Ayer pasé la tarde en un gimnasio de lujo solo para mujeres. Hacía muchos meses que no me metía en el agua, había olvidado lo que se siente nadando. Fue increíble, redescubrí que ahí, en el agua haciendo largos, es donde mejor respiro; que respirando bien tienes una resistencia asombrosa; que el aire, el agua y el fuego nos colocan el cuerpo y el espíritu. Pero sobre todo redescubrí, mientras meditaba debajo de los chorros del spa, la suerte que tienen los ricos. Allí, con las luces tenues, el silencio obligado y el masaje acuático, olvidé que había pandemia. Olvidé que afuera mucha gente luchaba contra la soledad y la tristeza de un año terrible.

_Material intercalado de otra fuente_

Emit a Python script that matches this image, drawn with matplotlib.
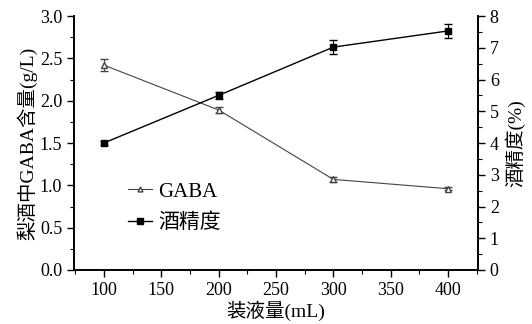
import matplotlib
matplotlib.use("Agg")
import matplotlib.pyplot as plt
from matplotlib.ticker import MultipleLocator
from matplotlib.lines import Line2D

volume = [100, 200, 300, 400]
gaba = [2.42, 1.89, 1.07, 0.96]
gaba_err = [0.07, 0.04, 0.03, 0.02]
alcohol = [4.0, 5.5, 7.02, 7.53]
alcohol_err = [0.05, 0.12, 0.22, 0.22]

fam = ['Liberation Serif', 'Noto Sans CJK SC']
plt.rcParams['font.family'] = fam
plt.rcParams['font.size'] = 13

fig = plt.figure(figsize=(5.32, 3.24), dpi=100)
ax = fig.add_axes([74/532, 1-270/324, (478-74)/532, (270-16)/324])
ax2 = ax.twinx()

ax.errorbar(volume, gaba, yerr=gaba_err, color='#444444', lw=0.8, marker='^',
            ms=4, mfc='white', mec='#444444', capsize=3, elinewidth=0.8)
ax2.errorbar(volume, alcohol, yerr=alcohol_err, color='black', lw=1.0, marker='s',
             ms=5, mfc='black', mec='black', capsize=3, elinewidth=0.8)

ax.set_xlim(74, 426)
ax.set_ylim(0, 3.0)
ax2.set_ylim(0, 8)
ax.xaxis.set_major_locator(MultipleLocator(50))
ax.xaxis.set_minor_locator(MultipleLocator(25))
ax.yaxis.set_major_locator(MultipleLocator(0.5))
ax.yaxis.set_minor_locator(MultipleLocator(0.25))
ax2.yaxis.set_major_locator(MultipleLocator(1))
ax2.yaxis.set_minor_locator(MultipleLocator(0.5))
ax.yaxis.set_major_formatter(matplotlib.ticker.FormatStrFormatter('%.1f'))

for a in (ax, ax2):
    a.spines['top'].set_visible(False)
    for s in a.spines.values():
        s.set_linewidth(1.2)
    a.tick_params(which='major', direction='out', length=5, width=1.0, labelsize=13)
    a.tick_params(which='minor', direction='out', length=3, width=0.8)

ax.set_xlabel('装液量(mL)', fontsize=14, labelpad=1)
ax.set_ylabel('梨酒中GABA含量(g/L)', fontsize=14, labelpad=2)
ax2.set_ylabel('酒精度(%)', fontsize=14, labelpad=4)

h1 = Line2D([], [], color='#444444', lw=0.8, marker='^', ms=3.5, mfc='white', mec='#444444')
h2 = Line2D([], [], color='black', lw=1.0, marker='s', ms=4.5, mfc='black', mec='black')
leg = ax.legend([h1, h2], ['GABA', '酒精度'], loc='center left', bbox_to_anchor=(0.134, 0.246),
                frameon=False, fontsize=15, handlelength=1.15, handletextpad=0.3,
                labelspacing=0.55, borderpad=0, borderaxespad=0)

fig.savefig('out.png', dpi=100)
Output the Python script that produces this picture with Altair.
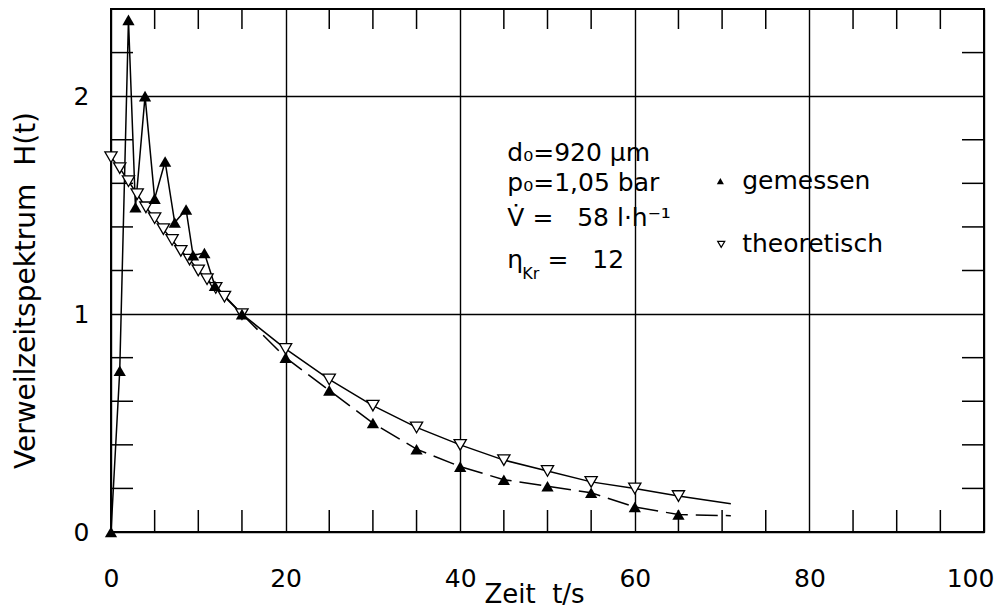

Qué bien viven los ricos, pensé, mientras merendaba en la cafetería luminosa del gimnasio de mujeres, qué de consuelos da el dinero. Yo me considero una afortunada de la vida porque, aunque carezco de metal redondo, he conseguido vivir de lo que me gusta, el Teatro, y haciéndolo también me olvido de los males que nos aquejan. El problema es que para hacer teatro tienes que luchar a brazo partido día a día, lleves el tiempo que lleves y tengas la trayectoria que tengas. Debe ser que dedicarte a lo que te gusta es un privilegio que, como todos, tiene su otra cara. Y hablando de caras, en este gimnasio maravilloso para gente con dinero y tiempo, confirmé que hay penas inevitables. A la salida, cogiendo el ascensor de luz fría, inmensa y blanca, vi mi rostro reflejado en el espejo. Espantada vislumbre todas mis arrugas, mis manchas, mi yo curtido nítidamente. Sí, eso lo verán también las ricas cuando tomen ese ascensor. No hay dinero que engañe al espejo.